So you are running squid3 in transparent mode, right?If this is the fact, you just have to place the CA in the browsers certificate store so that the users will not get any certificate warning when browsing an https website.
SquidGuard is ideal for blocking URLs and there are many blacklists on the web with many different categories. This is the way you should go.
pfblocker is more for blocking IP ranges or countries but not for special sites.
What you can do, if you just want to block some sites you can create an Host-Alias. There you can put in some domains which should be blocked. But be careful, you need to add subdomains, too.
Thank you for the reply!
Yes, I believe it's set up as transparent… Still not ENTIRELY sure of the definition of the term (the intercept HTTPS/SSL checkbox is how I am doing it).

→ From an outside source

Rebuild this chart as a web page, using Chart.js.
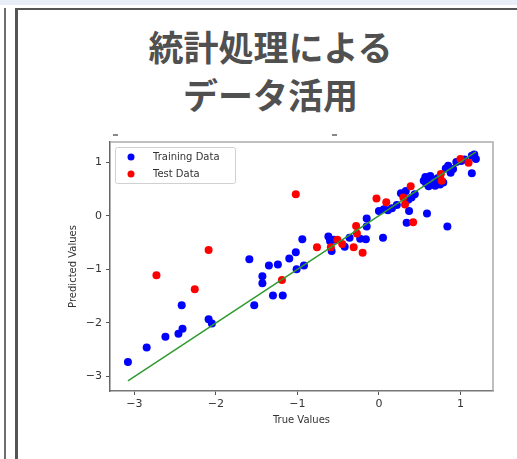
<!DOCTYPE html>
<html>
<head>
<meta charset="utf-8">
<title>統計処理によるデータ活用</title>
<script src="https://cdn.jsdelivr.net/npm/chart.js@4/dist/chart.umd.min.js"></script>
<style>
  html, body { margin: 0; padding: 0; background: #fff; }
  #page { position: relative; width: 517px; height: 459px; overflow: hidden; background: #fff; }
  .band { position: absolute; left: 0; top: 0; width: 517px; height: 5px; background: #e9edf8; }
  .rule-a { position: absolute; left: 4px; top: 8px; width: 2px; height: 451px; background: #6e6e6e; }
  .rule-b { position: absolute; left: 15px; top: 8px; width: 3px; height: 451px; background: #555; }
  .rule-top { position: absolute; left: 15px; top: 8px; width: 502px; height: 2px; background: #555; }
  .dash { position: absolute; top: 134px; width: 5px; height: 2px; background: #888; }
  .heading {
    position: absolute; left: 20px; width: 501px; top: 22px;
    text-align: center; font-family: "Noto Sans CJK JP", sans-serif; font-weight: 700;
    font-size: 35px; line-height: 48px; color: #505050;
  }
  canvas { position: absolute; left: 0; top: 0; }
</style>
</head>
<body>
<div id="page">
  <div class="band"></div>
  <div class="rule-a"></div>
  <div class="rule-b"></div>
  <div class="rule-top"></div>
  <div class="heading">統計処理による<br>データ活用</div>
  <div class="dash" style="left:113px"></div>
  <div class="dash" style="left:332px"></div>
  <canvas id="chart" width="517" height="459"></canvas>
</div>
<script>
// Training set: true values vs. model predictions
const trainTrue = [-3.08, -2.85, -2.62, -2.46, -2.41, -2.42, -2.09, -2.05, -1.59, -1.53,
  -1.43, -1.43, -1.35, -1.30, -1.24, -1.18, -1.10, -1.02, -1.01, -0.94,
  -0.92, -0.62, -0.60, -0.58, -0.55, -0.42, -0.36, -0.23, -0.16, -0.15,
  -0.15, 0.05, 0.00, 0.06, 0.11, 0.16, 0.22, 0.27, 0.30, 0.33,
  0.36, 0.40, 0.44, 0.37, 0.34, 0.59, 0.84, 0.55, 0.57, 0.58,
  0.59, 0.63, 0.69, 0.66, 0.75, 0.79, 0.72, 0.82, 0.85, 0.88,
  0.91, 0.95, 1.01, 1.05, 1.14, 1.14, 1.19, 1.17, 0.61, 0.70];
const trainPred = [-2.73, -2.46, -2.26, -2.20, -2.11, -1.67, -1.93, -2.01, -0.81, -1.67,
  -1.13, -1.26, -0.93, -1.49, -0.91, -1.49, -0.80, -0.68, -1.00, -0.44,
  -0.93, -0.39, -0.47, -0.66, -0.45, -0.58, -0.41, -0.43, -0.44, -0.05,
  -0.20, -0.41, 0.09, 0.12, 0.10, 0.14, 0.20, 0.42, 0.38, 0.46,
  0.30, 0.34, 0.40, 0.09, -0.13, 0.04, -0.20, 0.65, 0.72, 0.60,
  0.68, 0.74, 0.56, 0.60, 0.58, 0.62, 0.70, 0.88, 0.93, 0.80,
  0.87, 1.00, 1.02, 1.05, 0.79, 1.12, 1.06, 1.14, 0.55, 0.64];

// Test set: true values vs. model predictions
const testTrue = [-2.73, -2.26, -2.09, -1.19, -1.02, -0.76, -0.59, -0.51, -0.45, -0.31,
  -0.20, -0.28, -0.27, -0.03, 0.09, 0.30, 0.32, 0.39, 0.42, 0.76,
  0.77, 1.00, 1.10];
const testPred = [-1.11, -1.37, -0.64, -1.20, 0.40, -0.59, -0.59, -0.45, -0.53, -0.59,
  -0.69, -0.19, -0.33, 0.32, 0.25, 0.34, 0.21, 0.55, -0.12, 0.78,
  0.65, 1.06, 0.99];

const seriesNames = ['Training Data', 'Test Data'];
const axisTitles = ['True Values', 'Predicted Values'];
const xTicks = [-3, -2, -1, 0, 1];
const yTicks = [-3, -2, -1, 0, 1];

const toPoints = (xs, ys) => xs.map((x, i) => ({ x: x, y: ys[i] }));
const allTrue = trainTrue.concat(testTrue);
const lo = Math.min(...allTrue), hi = Math.max(...allTrue);
const identity = [{ x: lo, y: lo }, { x: hi, y: hi }];

const minusFmt = v => (v < 0 ? '\u2212' + Math.abs(v) : String(v));
const tickFont = { family: 'DejaVu Sans', size: 11 };

// top/right spines and the in-plot legend box
const plotFrame = {
  id: 'plotFrame',
  afterDraw(chart) {
    const { ctx, chartArea: a } = chart;
    ctx.save();
    ctx.strokeStyle = '#aaa';
    ctx.lineWidth = 1.5;
    ctx.beginPath();
    ctx.moveTo(a.left, a.top);
    ctx.lineTo(a.right, a.top);
    ctx.lineTo(a.right, a.bottom);
    ctx.stroke();

    const items = chart.data.datasets.filter(d => d.label);
    const bx = a.left + 5, by = a.top + 5, bw = 120, bh = 36;
    ctx.fillStyle = 'rgba(255,255,255,0.85)';
    ctx.strokeStyle = '#d0d0d0';
    ctx.lineWidth = 1;
    ctx.beginPath();
    ctx.roundRect(bx + 0.5, by + 0.5, bw, bh, 2);
    ctx.fill();
    ctx.stroke();
    ctx.font = '10px "DejaVu Sans"';
    ctx.textBaseline = 'middle';
    items.forEach((d, i) => {
      const cy = by + 10 + i * 17;
      ctx.fillStyle = d.backgroundColor;
      ctx.beginPath();
      ctx.arc(bx + 16, cy, 3.5, 0, Math.PI * 2);
      ctx.fill();
      ctx.fillStyle = '#333';
      ctx.fillText(d.label, bx + 38, cy);
    });
    ctx.restore();
  }
};

new Chart(document.getElementById('chart'), {
  type: 'scatter',
  data: {
    datasets: [
      {
        label: seriesNames[0], data: toPoints(trainTrue, trainPred),
        backgroundColor: '#0000ff', borderWidth: 0, pointRadius: 4, order: 2
      },
      {
        label: seriesNames[1], data: toPoints(testTrue, testPred),
        backgroundColor: '#ff0000', borderWidth: 0, pointRadius: 4, order: 1
      },
      {
        type: 'line', data: identity, borderColor: '#2f9a2f', borderWidth: 1.5,
        pointRadius: 0, fill: false, order: 0
      }
    ]
  },
  options: {
    responsive: false,
    animation: false,
    devicePixelRatio: 1,
    layout: { padding: { left: 60, top: 142, right: 24, bottom: 20 } },
    plugins: { legend: { display: false }, tooltip: { enabled: false } },
    scales: {
      x: {
        type: 'linear', min: -3.30, max: 1.40,
        afterFit: s => { s.height = 48; },
        afterBuildTicks: s => { s.ticks = xTicks.map(v => ({ value: v })); },
        border: { color: '#777', width: 1.5 },
        grid: { drawOnChartArea: false, drawTicks: true, tickLength: 4, color: '#555' },
        ticks: { padding: 3, color: '#333', font: tickFont, callback: minusFmt, maxRotation: 0 },
        title: {
          display: true, text: axisTitles[0], color: '#333',
          font: { family: 'DejaVu Sans', size: 10 }, padding: { top: 0, bottom: 13 }
        }
      },
      y: {
        type: 'linear', min: -3.27, max: 1.375,
        afterFit: s => { s.width = 50; },
        afterBuildTicks: s => { s.ticks = yTicks.map(v => ({ value: v })); },
        border: { color: '#666', width: 1.5 },
        grid: { drawOnChartArea: false, drawTicks: true, tickLength: 4, color: '#555' },
        ticks: { padding: 4, color: '#333', font: tickFont, callback: minusFmt },
        title: {
          display: true, text: axisTitles[1], color: '#333',
          font: { family: 'DejaVu Sans', size: 10 }, padding: { top: 7, bottom: 0 }
        }
      }
    }
  },
  plugins: [plotFrame]
});
</script>
</body>
</html>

The problem with having to put the cert in the browser's certificate store, is that for every new HTTPS website they visit, they get that. And if they're using IE, it doesn't even give them an option to add it.

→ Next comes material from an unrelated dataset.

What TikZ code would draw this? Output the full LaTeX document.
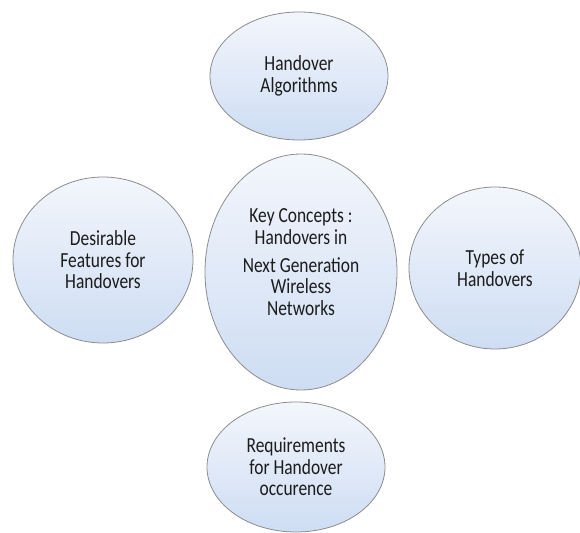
\documentclass[tikz,border=0pt]{standalone}
\usepackage{fontspec}
\setmainfont{Carlito}[FakeStretch=0.81]
\usetikzlibrary{shapes.geometric}
\definecolor{ellTop}{RGB}{243,246,252}
\definecolor{ellBot}{RGB}{206,221,243}
\definecolor{ellLine}{RGB}{140,140,140}
\definecolor{txt}{RGB}{28,28,28}
\tikzset{
  bubble/.style={ellipse, draw=ellLine, line width=0.8pt, top color=ellTop, bottom color=ellBot,
    inner sep=0pt, align=center, text=txt, font=\fontsize{21.5}{21.5}\selectfont},
  label text/.style={align=center, text=txt, font=\fontsize{21.5}{21.5}\selectfont, inner sep=0pt}
}
\begin{document}
\begin{tikzpicture}[x=1pt,y=-1pt]
\useasboundingbox (0,0) rectangle (580,532);
\node[bubble, minimum width=178, minimum height=128] (top) at (299,76) {Handover\\Algorithms};
\node[bubble, minimum width=180, minimum height=166] (left) at (103,260) {Desirable\\Features for\\Handovers};
\node[bubble, minimum width=172, minimum height=162] (right) at (495,268) {Types of\\Handovers};
\node[bubble, minimum width=178, minimum height=130] (bottom) at (296,467) {Requirements\\for Handover\\occurence};
\node[bubble, minimum width=192, minimum height=236] (center) at (301,272) {};
\node[label text] (centertext) at (301,262) {Key Concepts :\\Handovers in\\[6.5pt]Next Generation\\Wireless\\Networks};
\end{tikzpicture}
\end{document}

Also, another problem with it: We are wanting Facebook unblocked at certain times of the day. The problem is, when it's unblocked, the CSS is stripped from the website if it's being viewed in Firefox or Google Chrome. Only IE still keeps the correct formatting for the website (and it's the only one that makes you click through the warning every time, and makes the URL bar red). Any idea what's up with this?

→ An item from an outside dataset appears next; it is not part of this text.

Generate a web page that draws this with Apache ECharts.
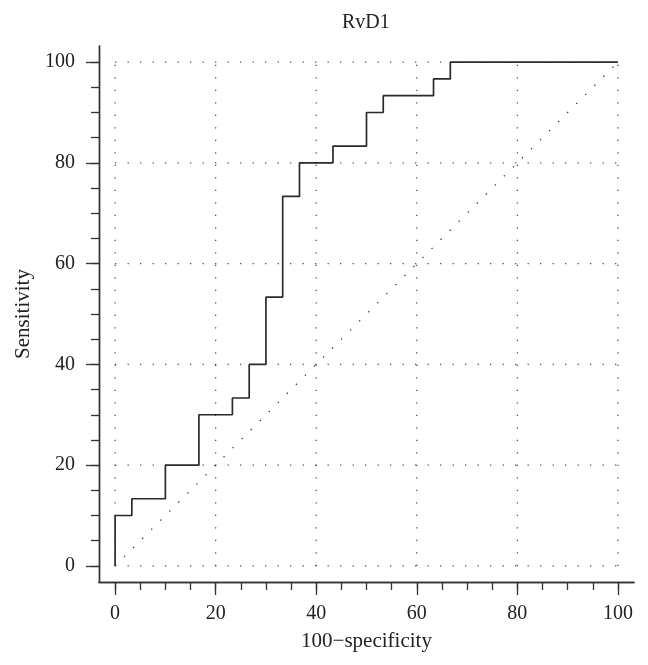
<!DOCTYPE html>
<html>
<head>
<meta charset="utf-8">
<script src="https://cdn.jsdelivr.net/npm/echarts@6/dist/echarts.min.js"></script>
<style>html,body{margin:0;padding:0;background:#fff;}#c{width:648px;height:665px;}</style>
</head>
<body>
<div id="c"></div>
<script>
// ROC curve points (100-specificity, sensitivity)
var fpr = [0, 0, 3.33, 10, 16.67, 23.33, 26.67, 30, 33.33, 36.67, 43.33, 50, 53.33, 63.33, 66.67, 100];
var tpr = [0, 10, 13.33, 20, 30, 33.33, 40, 53.33, 73.33, 80, 83.33, 90, 93.33, 96.67, 100, 100];
var majorTicks = [0, 20, 40, 60, 80, 100];
var minorTicks = [0, 5, 10, 15, 20, 25, 30, 35, 40, 45, 50, 55, 60, 65, 70, 75, 80, 85, 90, 95, 100];
var diagonal = [0, 100];
var gridEnd = 101.6;
var titleText = 'RvD1';
var xName = '100\u2212specificity';
var yName = 'Sensitivity';

var FONT = 'Liberation Serif';
var INK = '#333';
var dotted = { color: '#444', width: 1.2, type: [1.2, 11.3] };

var series = [];
majorTicks.forEach(function (t) {
  series.push({ type: 'line', xAxisIndex: 0, yAxisIndex: 0, data: [[t, 0], [t, gridEnd]],
    symbol: 'none', silent: true, lineStyle: dotted, z: 1 });
  series.push({ type: 'line', xAxisIndex: 0, yAxisIndex: 0, data: [[0, t], [gridEnd, t]],
    symbol: 'none', silent: true, lineStyle: dotted, z: 1 });
});
series.push({ type: 'line', xAxisIndex: 0, yAxisIndex: 0,
  data: diagonal.map(function (v) { return [v, v]; }),
  symbol: 'none', silent: true, lineStyle: { color: '#333', width: 1.3, type: [1.3, 11.5] }, z: 2 });
series.push({ type: 'line', xAxisIndex: 0, yAxisIndex: 0, step: 'end',
  data: fpr.map(function (x, i) { return [x, tpr[i]]; }),
  symbol: 'none', silent: true, lineStyle: { color: '#2a2a2a', width: 1.7 }, z: 3 });

function axisBase(isX, major) {
  return {
    type: 'value', min: -3.2, max: 103.2,
    position: isX ? 'bottom' : 'left',
    splitLine: { show: false },
    axisLine: { show: true, onZero: false, lineStyle: { color: INK, width: 1.4 } },
    axisTick: { show: true, inside: false, length: major ? 13 : 8,
      customValues: major ? majorTicks : minorTicks, lineStyle: { color: INK, width: 1.3 } },
    axisLabel: { show: major, customValues: majorTicks, margin: isX ? 22 : 24,
      fontFamily: FONT, fontSize: 20, color: '#222' },
    name: major ? (isX ? xName : yName) : '',
    nameLocation: 'middle',
    nameGap: isX ? 49 : 61,
    nameTextStyle: { fontFamily: FONT, fontSize: 21, color: '#222' }
  };
}

var chart = echarts.init(document.getElementById('c'), null, { renderer: 'canvas' });
chart.setOption({
  animation: false,
  backgroundColor: '#fff',
  title: { text: titleText, left: 337, top: 8,
    textStyle: { fontFamily: FONT, fontSize: 20, fontWeight: 'normal', color: '#222' } },
  grid: { left: 99, right: 14, top: 46, bottom: 83, containLabel: false },
  xAxis: [axisBase(true, false), axisBase(true, true)],
  yAxis: [axisBase(false, false), axisBase(false, true)],
  series: series
});
</script>
</body>
</html>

Another thing I don't like about it... For bank websites and other things that the users really should have secure, there's no way for the end user to tell the difference between the Squid and a man-in-the-middle attack without reading the certificate, is there? I can guarantee most of the people here won't read the certificate to determine whether it's legit or not... And since Squid looks at all HTTPS traffic, it isn't just the sites that need blocked that get the certificate error, unfortunately...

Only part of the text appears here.